= John Child Hannyngton =

John Child Hannyngton (23 September 1835, Barrackpore – March 1895, Lewisham) was a judge in the East India Company who served for many years as Resident of Travancore.

Born to Major General John Caulfield Hannyngton (1807–1885) and Harriet, he joined service in the East India Company in 1857 as a writer. In 1859 he went on leave to Bengal for 6 months while posted as Collector and Magistrate at Trichinipoly. He was posted in Malabar in 1861 and made a magistrate in the next year. In 1863 he was a special assistant to the Collector. In 1866 he was an acting judge of small cause court at Tellicherry and in 1867 sub-collector at Bellary as well as acting collector of Malabar. He married Laura Elizabeth née Onslow on 24 March 1866. In 1869 he went to Europe on furlough for two years. In 1871 he returned as judge at Tellichery. He also served at Guntur, Vellore and Salem. He visited Europe again on furlough for two years from 1876 and returned to be Acting Resident at Travancore and Cochin.
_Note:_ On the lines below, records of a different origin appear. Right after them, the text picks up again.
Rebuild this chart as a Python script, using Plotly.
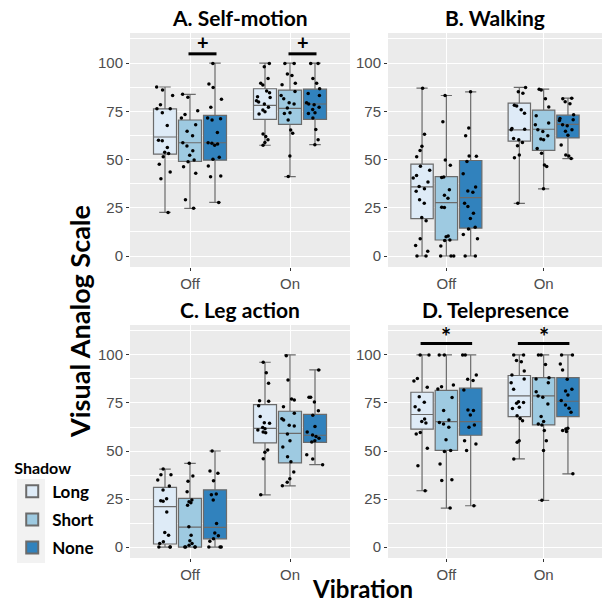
import plotly.graph_objects as go

vibration = ["Off", "On"]
shadows = ["Long", "Short", "None"]
fill_colors = ["#DEEBF7", "#9ECAE1", "#3182BD"]
panel_titles = ["A. Self-motion", "B. Walking", "C. Leg action", "D. Telepresence"]
y_ticks = [0, 25, 50, 75, 100]

# ---- box statistics, per shadow: [Off, On] ----
A_lo = {"Long": [22.6, 57.4], "Short": [24.7, 41.1], "None": [27.8, 57.7]}
A_q1 = {"Long": [52.8, 70.8], "Short": [49.1, 68.2], "None": [49.7, 70.8]}
A_med = {"Long": [61.7, 78.1], "Short": [58.7, 76.5], "None": [58.7, 78.8]}
A_q3 = {"Long": [76.3, 86.7], "Short": [70.5, 86.0], "None": [72.9, 86.5]}
A_hi = {"Long": [87.6, 100], "Short": [83.8, 100], "None": [100, 100]}

B_lo = {"Long": [0, 27.3], "Short": [0, 34.8], "None": [0, 50.5]}
B_q1 = {"Long": [19.4, 59.5], "Short": [8.3, 54.8], "None": [14.5, 61.2]}
B_med = {"Long": [35.8, 65.4], "Short": [27.7, 65.7], "None": [30.3, 68.2]}
B_q3 = {"Long": [47.6, 79.2], "Short": [41.2, 75.6], "None": [49.5, 73.0]}
B_hi = {"Long": [87.0, 87.4], "Short": [83.2, 86.5], "None": [85.1, 81.8]}

C_lo = {"Long": [0, 27.2], "Short": [0, 31.9], "None": [0, 42.9]}
C_q1 = {"Long": [1.6, 54.2], "Short": [0, 43.8], "None": [4.3, 54.5]}
C_med = {"Long": [21.0, 61.8], "Short": [10.4, 59.2], "None": [10.2, 58.2]}
C_q3 = {"Long": [31.1, 74.1], "Short": [25.3, 70.7], "None": [29.8, 69.1]}
C_hi = {"Long": [40.6, 96.2], "Short": [43.6, 100], "None": [50, 92.2]}

D_lo = {"Long": [29.3, 45.9], "Short": [20.3, 24.3], "None": [21.5, 38.1]}
D_q1 = {"Long": [61.4, 67.9], "Short": [50.3, 63.6], "None": [58.2, 67.9]}
D_med = {"Long": [69.0, 78.7], "Short": [65.3, 78.7], "None": [65.3, 75.9]}
D_q3 = {"Long": [80.6, 89.3], "Short": [81.6, 88.2], "None": [82.7, 88.2]}
D_hi = {"Long": [100, 100], "Short": [100, 100], "None": [100, 100]}

# ---- individual ratings (jittered points) ----
A_long_off = [87.6, 86.0, 83.2, 78.4, 76.3, 76.3, 74.2, 67.6, 60.0, 59.7, 56.2, 53.8, 53.1, 51.4, 47.6, 43.5, 40.0, 22.6]
A_short_off = [83.8, 82.3, 75.3, 73.3, 71.6, 68.1, 64.7, 62.3, 58.7, 57.0, 54.6, 52.2, 49.8, 48.9, 46.3, 42.9, 29.1, 24.7]
A_none_off = [99.8, 89.1, 87.4, 81.2, 77.1, 71.6, 71.2, 70.5, 64.0, 58.7, 58.4, 58.0, 57.4, 51.2, 50.1, 46.6, 41.5, 41.1, 27.8]
A_long_on = [99.8, 98.1, 92.0, 89.5, 88.6, 85.5, 84.6, 82.6, 82.2, 80.5, 79.8, 78.8, 77.1, 75.7, 74.8, 73.6, 63.3, 61.9, 60.2, 58.8, 57.4]
A_short_on = [99.8, 99.8, 94.3, 93.6, 89.5, 88.8, 85.3, 83.2, 81.5, 79.4, 78.8, 76.7, 74.3, 73.9, 70.5, 65.3, 63.6, 51.9, 41.2]
A_none_on = [99.8, 99.8, 92.0, 89.5, 86.7, 84.3, 83.2, 79.4, 78.8, 78.4, 77.1, 76.0, 74.3, 73.9, 71.5, 65.6, 60.2, 57.7]

B_long_off = [87.0, 63.1, 56.9, 54.7, 51.4, 46.5, 44.5, 41.7, 40.5, 38.4, 36.0, 34.9, 33.6, 29.1, 27.3, 19.9, 18.3, 9.0, 5.4, 2.4, 0, 0]
B_short_off = [83.2, 69.6, 49.8, 47.1, 41.0, 40.7, 34.3, 31.5, 29.9, 25.3, 25.1, 10.4, 10.0, 8.3, 8.0, 5.2, 0, 0, 0]
B_none_off = [85.1, 66.4, 62.3, 51.9, 51.7, 49.0, 42.6, 35.8, 33.7, 33.0, 27.3, 25.6, 22.1, 19.4, 14.9, 14.0, 11.2, 9.0, 0, 0]
B_long_on = [87.4, 85.1, 84.4, 78.2, 77.7, 75.8, 74.0, 66.1, 65.7, 65.4, 60.9, 60.2, 58.8, 57.1, 52.4, 50.9, 27.3]
B_short_on = [86.5, 86.0, 81.5, 77.2, 72.7, 68.9, 68.0, 65.4, 64.5, 62.3, 60.6, 60.2, 55.7, 53.3, 47.2, 46.4, 34.8]
B_none_on = [81.8, 81.5, 79.9, 78.9, 73.2, 71.3, 70.6, 70.2, 68.0, 67.5, 65.4, 64.7, 62.6, 57.6, 52.4, 51.9, 50.5]

C_long_off = [40.6, 37.7, 37.7, 34.9, 31.8, 29.7, 25.2, 24.1, 23.8, 18.2, 7.6, 6.1, 2.8, 1.9, 0, 0, 0]
C_short_off = [43.6, 37.0, 34.2, 28.8, 24.5, 23.6, 23.1, 21.7, 10.6, 6.1, 3.3, 1.9, 0.9, 0, 0, 0, 0]
C_none_off = [50.0, 39.6, 38.4, 34.5, 27.6, 27.2, 24.5, 12.3, 7.3, 5.9, 4.3, 3.0, 0, 0, 0]
C_long_on = [96.2, 90.8, 85.3, 76.2, 75.9, 73.6, 67.9, 64.7, 64.4, 62.3, 61.6, 60.9, 59.9, 59.5, 50.5, 49.3, 46.0, 27.2]
C_short_on = [99.6, 87.0, 77.1, 76.6, 73.1, 69.6, 66.8, 66.1, 63.4, 63.0, 58.9, 55.4, 52.1, 47.0, 44.4, 39.1, 35.6, 33.7, 31.9]
C_none_on = [92.2, 78.0, 78.0, 75.5, 71.0, 68.6, 62.8, 59.9, 58.3, 57.5, 56.6, 55.4, 54.7, 48.1, 45.8, 42.9]

D_long_off = [100, 100, 87.7, 86.5, 83.2, 78.3, 75.4, 73.1, 71.4, 66.7, 65.3, 64.6, 59.6, 58.9, 51.5, 42.3, 29.3]
D_short_off = [100, 100, 84.4, 83.5, 82.3, 77.8, 71.1, 66.2, 64.8, 64.0, 62.4, 55.8, 50.3, 49.7, 43.3, 35.0, 34.7, 20.3]
D_none_off = [100, 100, 89.6, 87.3, 86.7, 81.8, 71.4, 71.1, 68.8, 63.6, 62.4, 55.3, 53.7, 50.3, 21.5]
D_long_on = [100, 100, 97.1, 96.5, 91.7, 89.6, 87.5, 85.6, 82.1, 75.7, 75.2, 74.9, 72.8, 72.1, 68.3, 66.9, 65.7, 55.3, 54.6, 45.9]
D_short_on = [100, 100, 95.1, 88.2, 87.5, 85.6, 80.9, 78.7, 78.0, 74.5, 67.9, 65.3, 64.0, 63.6, 60.7, 55.3, 50.3, 24.3]
D_none_on = [100, 100, 95.3, 92.2, 87.3, 82.1, 81.3, 79.2, 76.3, 74.0, 72.3, 70.2, 61.9, 61.4, 60.7, 60.1, 38.1]

# significance brackets: (panel, vibration, from shadow, to shadow, label, y)
sig_brackets = [
    (0, "Off", "Short", "None", "+", 104.8),
    (0, "On", "Short", "None", "+", 104.8),
    (3, "Off", "Long", "None", "*", 106.0),
    (3, "On", "Long", "None", "*", 106.0),
]

stats = [
    (A_lo, A_q1, A_med, A_q3, A_hi),
    (B_lo, B_q1, B_med, B_q3, B_hi),
    (C_lo, C_q1, C_med, C_q3, C_hi),
    (D_lo, D_q1, D_med, D_q3, D_hi),
]
points = [
    {"Long": (A_long_off, A_long_on), "Short": (A_short_off, A_short_on), "None": (A_none_off, A_none_on)},
    {"Long": (B_long_off, B_long_on), "Short": (B_short_off, B_short_on), "None": (B_none_off, B_none_on)},
    {"Long": (C_long_off, C_long_on), "Short": (C_short_off, C_short_on), "None": (C_none_off, C_none_on)},
    {"Long": (D_long_off, D_long_on), "Short": (D_short_off, D_short_on), "None": (D_none_off, D_none_on)},
]

W, H = 611, 603
ML, MR, MT, MB = 130, 9, 33, 45
PW, PH = W - ML - MR, H - MT - MB

def px_x(p):
    return (p - ML) / PW

def px_y(p):
    return (H - MB - p) / PH

x_domains = [[px_x(130), px_x(350)], [px_x(388), px_x(602)], [px_x(130), px_x(350)], [px_x(388), px_x(602)]]
y_domains = [[px_y(267), px_y(33)], [px_y(267), px_y(33)], [px_y(558), px_y(325)], [px_y(558), px_y(325)]]

BOX_LINE = "#6b6b6b"
GROUP_WIDTH = 0.75
slot = GROUP_WIDTH / len(shadows)

fig = go.Figure()
box_traces, pt_traces = [], []
for p in range(4):
    ax = "" if p == 0 else str(p + 1)
    lo, q1, med, q3, hi = stats[p]
    for s, col in zip(shadows, fill_colors):
        box_traces.append(go.Box(
            x=vibration, q1=q1[s], median=med[s], q3=q3[s],
            lowerfence=lo[s], upperfence=hi[s],
            name="<b>" + s + "</b>", legendgroup=s, showlegend=(p == 0),
            fillcolor=col, line=dict(color=BOX_LINE, width=1.2),
            whiskerwidth=0.5, boxpoints=False,
            offsetgroup=s, alignmentgroup="g" + str(p),
            xaxis="x" + ax, yaxis="y" + ax, hoverinfo="skip",
        ))
        off_vals, on_vals = points[p][s]
        pt_traces.append(go.Box(
            x=["Off"] * len(off_vals) + ["On"] * len(on_vals),
            y=off_vals + on_vals,
            name=s, showlegend=False,
            fillcolor="rgba(0,0,0,0)", line=dict(color="rgba(0,0,0,0)", width=0),
            boxpoints="all", jitter=0.85, pointpos=0,
            marker=dict(color="black", size=3.5, line=dict(width=0)),
            offsetgroup=s, alignmentgroup="g" + str(p),
            xaxis="x" + ax, yaxis="y" + ax,
        ))
for t in box_traces + pt_traces:
    fig.add_trace(t)

axis_font = dict(family="Liberation Sans, Arial", size=15, color="#4D4D4D")
layout = dict(
    width=W, height=H, margin=dict(l=ML, r=MR, t=MT, b=MB, autoexpand=False),
    paper_bgcolor="white", plot_bgcolor="#EBEBEB",
    boxmode="group", boxgap=1 - GROUP_WIDTH, boxgroupgap=0.08,
    font=dict(family="Lato", color="black"),
)
for p in range(4):
    ax = "" if p == 0 else str(p + 1)
    layout["xaxis" + ax] = dict(
        domain=x_domains[p], anchor="y" + ax, type="category",
        categoryorder="array", categoryarray=vibration, range=[-0.6, 1.6],
        showgrid=True, gridcolor="white", gridwidth=1.1, zeroline=False,
        ticks="outside", ticklen=3, tickcolor="#333333", tickfont=axis_font,
        showline=False, automargin=False,
    )
    layout["yaxis" + ax] = dict(
        domain=y_domains[p], anchor="x" + ax, range=[-5.7, 115.6],
        tickvals=y_ticks, showgrid=True, gridcolor="white", gridwidth=1.1,
        minor=dict(dtick=12.5, tick0=0, showgrid=True, gridcolor="white", gridwidth=0.5),
        zeroline=False, ticks="outside", ticklen=3, tickcolor="#333333",
        tickfont=axis_font, showline=False, automargin=False,
    )

annotations = []
for p, title in enumerate(panel_titles):
    xd, yd = x_domains[p], y_domains[p]
    annotations.append(dict(
        text="<b>" + title + "</b>", xref="paper", yref="paper",
        x=(xd[0] + xd[1]) / 2, y=yd[1], xanchor="center", yanchor="bottom", yshift=1,
        showarrow=False, font=dict(family="Lato", size=21, color="black"),
    ))
annotations.append(dict(
    text="<b>Visual Analog Scale</b>", xref="paper", yref="paper",
    x=px_x(79), y=px_y(322), xanchor="center", yanchor="middle",
    textangle=-90, showarrow=False,
    font=dict(family="Lato", size=27, color="black"),
))
annotations.append(dict(
    text="<b>Vibration</b>", xref="paper", yref="paper",
    x=px_x(362), y=px_y(588), xanchor="center", yanchor="middle", showarrow=False,
    font=dict(family="Lato", size=24, color="black"),
))

shapes = []
# light grey key background behind the legend glyphs
shapes.append(dict(type="rect", xref="paper", yref="paper", layer="below",
                   x0=px_x(17), x1=px_x(45), y0=px_y(563), y1=px_y(479),
                   fillcolor="#F2F2F2", line=dict(width=0)))
for p, vib, s_from, s_to, label, yv in sig_brackets:
    ax = "" if p == 0 else str(p + 1)
    c = vibration.index(vib)
    x0 = c + (shadows.index(s_from) - 1) * slot - 0.015
    x1 = c + (shadows.index(s_to) - 1) * slot + 0.015
    shapes.append(dict(type="line", xref="x" + ax, yref="y" + ax,
                       x0=x0, x1=x1, y0=yv, y1=yv,
                       line=dict(color="black", width=3)))
    is_plus = label == "+"
    annotations.append(dict(text="<b>" + label + "</b>", xref="x" + ax, yref="y" + ax,
                            x=(x0 + x1) / 2, y=yv, xanchor="center", yanchor="bottom",
                            yshift=-2 if is_plus else -10,
                            showarrow=False,
                            font=dict(family="Lato", size=20 if is_plus else 24, color="black")))

layout["annotations"] = annotations
layout["shapes"] = shapes
layout["legend"] = dict(
    title=dict(text="<b>Shadow</b>", font=dict(family="Lato", size=16, color="black")),
    xref="container", yref="container", x=0.02, y=1 - 453 / H,
    xanchor="left", yanchor="top",
    font=dict(family="Lato", size=17, color="black"),
    bgcolor="rgba(0,0,0,0)", itemsizing="constant", tracegroupgap=3,
)
fig.update_layout(**layout)
fig.write_html("out.html", config={"displayModeBar": False},
               post_script="document.body.style.margin='0';")
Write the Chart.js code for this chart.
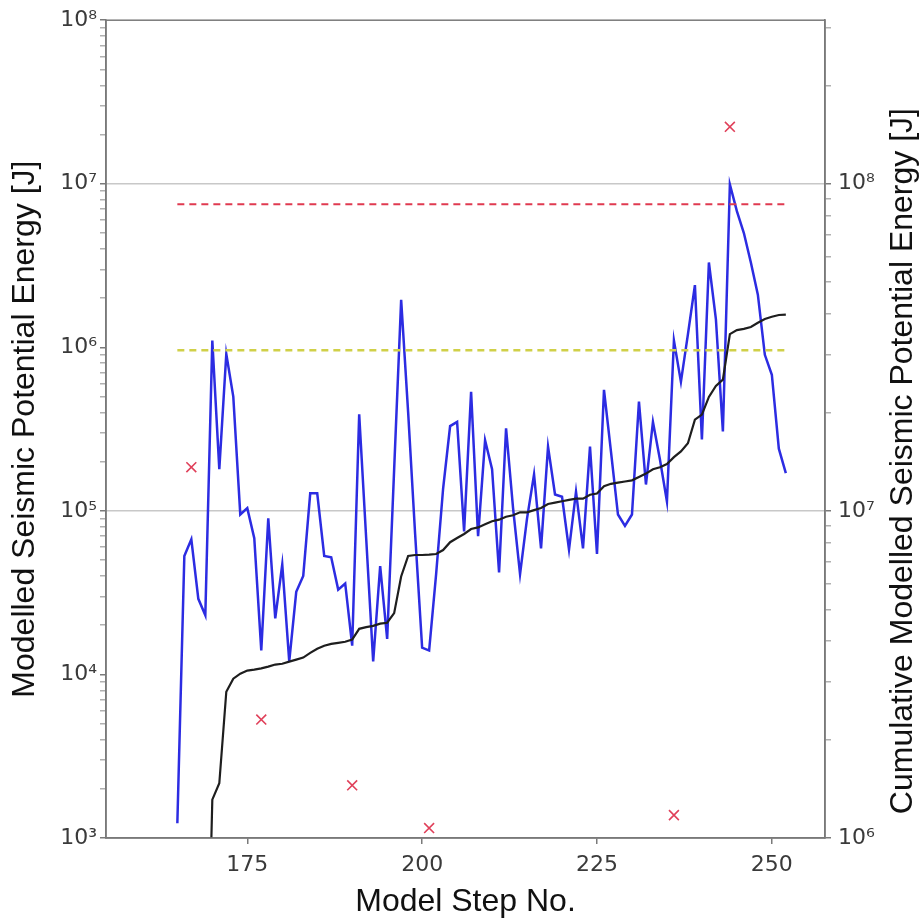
<!DOCTYPE html>
<html>
<head>
<meta charset="utf-8">
<script src="https://cdn.jsdelivr.net/npm/chart.js@4.4.0/dist/chart.umd.min.js"></script>
<style>
  body { margin: 0; background: #fff; }
  canvas { display: block; }
</style>
</head>
<body>
<canvas id="energy-chart" width="920" height="918"></canvas>
<script>
// model steps on the x axis
const steps = [165, 166, 167, 168, 169, 170, 171, 172, 173, 174, 175, 176, 177, 178, 179, 180,
  181, 182, 183, 184, 185, 186, 187, 188, 189, 190, 191, 192, 193, 194, 195, 196, 197, 198, 199, 200,
  201, 202, 203, 204, 205, 206, 207, 208, 209, 210, 211, 212, 213, 214, 215, 216, 217, 218, 219, 220,
  221, 222, 223, 224, 225, 226, 227, 228, 229, 230, 231, 232, 233, 234, 235, 236, 237, 238, 239, 240,
  241, 242, 243, 244, 245, 246, 247, 248, 249, 250, 251, 252]

// modelled seismic potential energy per step [J] (left axis, blue)
const stepEnergy = [1.23e3, 5.3e4, 6.7e4, 2.9e4, 2.3e4, 1.1e6, 1.8e5, 9.1e5, 5.0e5, 9.5e4, 1.04e5,
  6.8e4, 1.4e4, 9.0e4, 2.2e4, 4.7e4, 1.2e4, 3.2e4, 4.0e4, 1.28e5, 1.28e5, 5.3e4, 5.2e4, 3.3e4, 3.6e4,
  1.5e4, 3.9e5, 6.8e4, 1.2e4, 4.6e4, 1.65e4, 1.8e5, 1.95e6, 4.0e5, 7.2e4, 1.46e4, 1.4e4, 4.1e4,
  1.37e5, 3.3e5, 3.5e5, 7.5e4, 5.35e5, 7.0e4, 2.7e5, 1.8e5, 4.2e4, 3.2e5, 1.04e5, 4.1e4, 9.0e4,
  1.67e5, 5.9e4, 2.47e5, 1.26e5, 1.22e5, 5.8e4, 1.31e5, 5.9e4, 2.47e5, 5.45e4, 5.5e5, 2.3e5, 9.5e4,
  8.1e4, 9.5e4, 4.66e5, 1.45e5, 3.5e5, 2.06e5, 1.14e5, 1.1e6, 6.15e5, 1.2e6, 2.4e6, 2.73e5, 3.3e6,
  1.49e6, 3.06e5, 9.9e6, 6.8e6, 5.0e6, 3.3e6, 2.1e6, 9.0e5, 6.8e5, 2.4e5, 1.7e5]

// cumulative modelled energy [J] (right axis, black)
const cumulativeEnergy = [1.2e3, 5.4e4, 1.2e5, 1.5e5, 1.7e5, 1.31e6, 1.47e6, 2.8e6, 3.07e6, 3.18e6,
  3.25e6, 3.27e6, 3.30e6, 3.34e6, 3.39e6, 3.41e6, 3.46e6, 3.51e6, 3.56e6, 3.68e6, 3.79e6, 3.87e6,
  3.92e6, 3.95e6, 3.98e6, 4.04e6, 4.36e6, 4.41e6, 4.45e6, 4.52e6, 4.55e6, 4.87e6, 6.3e6, 7.28e6,
  7.33e6, 7.33e6, 7.35e6, 7.38e6, 7.59e6, 8.02e6, 8.26e6, 8.5e6, 8.8e6, 8.9e6, 9.1e6, 9.3e6, 9.4e6,
  9.6e6, 9.7e6, 9.9e6, 9.9e6, 1.005e7, 1.02e7, 1.05e7, 1.06e7, 1.07e7, 1.08e7, 1.09e7, 1.09e7,
  1.12e7, 1.13e7, 1.19e7, 1.21e7, 1.22e7, 1.23e7, 1.24e7, 1.27e7, 1.30e7, 1.34e7, 1.36e7, 1.39e7,
  1.46e7, 1.52e7, 1.61e7, 1.90e7, 1.97e7, 2.23e7, 2.41e7, 2.52e7, 3.47e7, 3.57e7, 3.6e7, 3.65e7,
  3.76e7, 3.86e7, 3.92e7, 3.97e7, 3.98e7]

// red crosses (left axis)
const crossSteps = [167, 177, 190, 201, 236, 244]
const crossEnergy = [1.85e5, 5.3e3, 2.1e3, 1.15e3, 1.38e3, 2.23e7]

// the two dashed threshold levels (left axis)
const redLevel = 7.5e6
const yellowLevel = 9.6e5

// ticks
const xTicks = [175, 200, 225, 250]
const leftDecades = [1e3, 1e4, 1e5, 1e6, 1e7, 1e8]
const rightDecades = [1e6, 1e7, 1e8]

const sup = { 3: '\u00b3', 4: '\u2074', 5: '\u2075', 6: '\u2076', 7: '\u2077', 8: '\u2078' }
const isDecade = v => Math.abs(Math.log10(v) - Math.round(Math.log10(v))) < 1e-6
const decadeLabel = v => isDecade(v) ? '10' + sup[Math.round(Math.log10(v))] : ''

// decades plus the 2..9 minor ticks in between, cut at max
const logTicks = (decades, max) => {
  const out = []
  decades.forEach(d => {
    for (let k = 1; k <= 9; k++) {
      if (d * k <= max * 1.0001) out.push({ value: d * k, major: k === 1 })
    }
  })
  return out
}

const tickFont = { family: 'DejaVu Sans', size: 22 }
const titleFont = { family: 'Liberation Sans', size: 32, lineHeight: 1 }
const spine = '#7a7a7a'
const rightMax = 3.1623e8

const toXY = (xs, ys) => xs.map((x, i) => ({ x: x, y: ys[i] }))

// top spine and the right-hand title (reads bottom to top like matplotlib)
const framePlugin = {
  id: 'frame',
  afterDraw(chart) {
    const { ctx, chartArea } = chart
    ctx.save()
    ctx.strokeStyle = spine
    ctx.lineWidth = 1.5
    ctx.strokeRect(chartArea.left, chartArea.top, chartArea.right - chartArea.left, chartArea.bottom - chartArea.top)
    ctx.translate(903, (chartArea.top + chartArea.bottom) / 2 + 32)
    ctx.rotate(-Math.PI / 2)
    ctx.fillStyle = '#111'
    ctx.font = '32px "Liberation Sans"'
    ctx.textAlign = 'center'
    ctx.textBaseline = 'middle'
    ctx.fillText('Cumulative Modelled Seismic Potential Energy [J]', 0, 0)
    ctx.restore()
  }
}

const energyChart = new Chart(document.getElementById('energy-chart').getContext('2d'), {
  type: 'line',
  data: {
    datasets: [
      {
        data: toXY(steps, cumulativeEnergy),
        yAxisID: 'y2',
        borderColor: '#1e1e1e',
        borderWidth: 2.2,
        pointRadius: 0,
        order: 0
      },
      {
        data: toXY(crossSteps, crossEnergy),
        yAxisID: 'y',
        showLine: false,
        pointStyle: 'crossRot',
        pointRadius: 7,
        borderColor: '#e0405a',
        borderWidth: 1.6,
        order: 1
      },
      {
        data: toXY([steps[0], steps[steps.length - 1]], [redLevel, redLevel]),
        yAxisID: 'y',
        borderColor: '#e03a50',
        borderWidth: 2,
        borderDash: [7, 5],
        pointRadius: 0,
        order: 2
      },
      {
        data: toXY([steps[0], steps[steps.length - 1]], [yellowLevel, yellowLevel]),
        yAxisID: 'y',
        borderColor: '#d0d048',
        borderWidth: 2.5,
        borderDash: [7, 5],
        pointRadius: 0,
        order: 2
      },
      {
        data: toXY(steps, stepEnergy),
        yAxisID: 'y',
        borderColor: '#2c2ce2',
        borderWidth: 2.5,
        pointRadius: 0,
        order: 3
      }
    ]
  },
  options: {
    responsive: false,
    animation: false,
    devicePixelRatio: 1,
    layout: { padding: { top: 12, left: 0, right: 0, bottom: 0 } },
    plugins: { legend: { display: false }, tooltip: { enabled: false } },
    scales: {
      x: {
        type: 'linear',
        min: 154.8,
        max: 257.6,
        afterBuildTicks: s => { s.ticks = xTicks.map(v => ({ value: v })) },
        afterFit: s => { s.height = 80 },
        grid: { drawOnChartArea: false, drawTicks: true, tickLength: 6, color: spine, lineWidth: 1.5 },
        border: { display: true, color: spine, width: 1.5 },
        ticks: { font: tickFont, color: '#3a3a3a', padding: 8, maxRotation: 0, autoSkip: false },
        title: { display: true, text: 'Model Step No.', font: titleFont, color: '#111', padding: { top: 0, bottom: 0 } }
      },
      y: {
        type: 'logarithmic',
        position: 'left',
        min: 1e3,
        max: 1e8,
        afterBuildTicks: s => { s.ticks = logTicks(leftDecades, 1e8) },
        afterFit: s => { s.width = 106 },
        grid: {
          drawOnChartArea: false,
          drawTicks: true,
          tickLength: 6,
          tickColor: c => c.tick && c.tick.major ? spine : '#b0b0b0',
          lineWidth: 1.5
        },
        border: { display: true, color: spine, width: 1.5 },
        ticks: { font: tickFont, color: '#3a3a3a', padding: 3, autoSkip: false, callback: decadeLabel },
        title: { display: true, text: 'Modelled Seismic Potential Energy [J]', font: titleFont, color: '#111', padding: { top: 9, bottom: 0 } }
      },
      y2: {
        type: 'logarithmic',
        position: 'right',
        min: 1e6,
        max: rightMax,
        afterBuildTicks: s => { s.ticks = logTicks(rightDecades, rightMax) },
        afterFit: s => { s.width = 95 },
        grid: {
          drawOnChartArea: true,
          drawTicks: true,
          tickLength: 6,
          color: c => c.tick && c.tick.major && c.tick.value > 1e6 ? '#c8c8c8' : 'rgba(0,0,0,0)',
          tickColor: c => c.tick && c.tick.major ? spine : '#b0b0b0',
          lineWidth: 1.5
        },
        border: { display: true, color: spine, width: 1.5 },
        ticks: { font: tickFont, color: '#3a3a3a', padding: 7, autoSkip: false, callback: decadeLabel }
      }
    }
  },
  plugins: [framePlugin]
})
</script>
</body>
</html>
In 1880 he acted as an arbitrator on boundary disputes between Travancore and Cochin. In 1883 he again went to Europe on furlough for 15 months and in 1884 returned to Travancore and Cochin to serve as Resident.

Hannyngton took an interest in plants sending specimens to Kew while a son Frank Hannyngton took an even keener interest in insects. Hannyngton was the father of the Indian botanist E. K. Janaki Ammal's mother.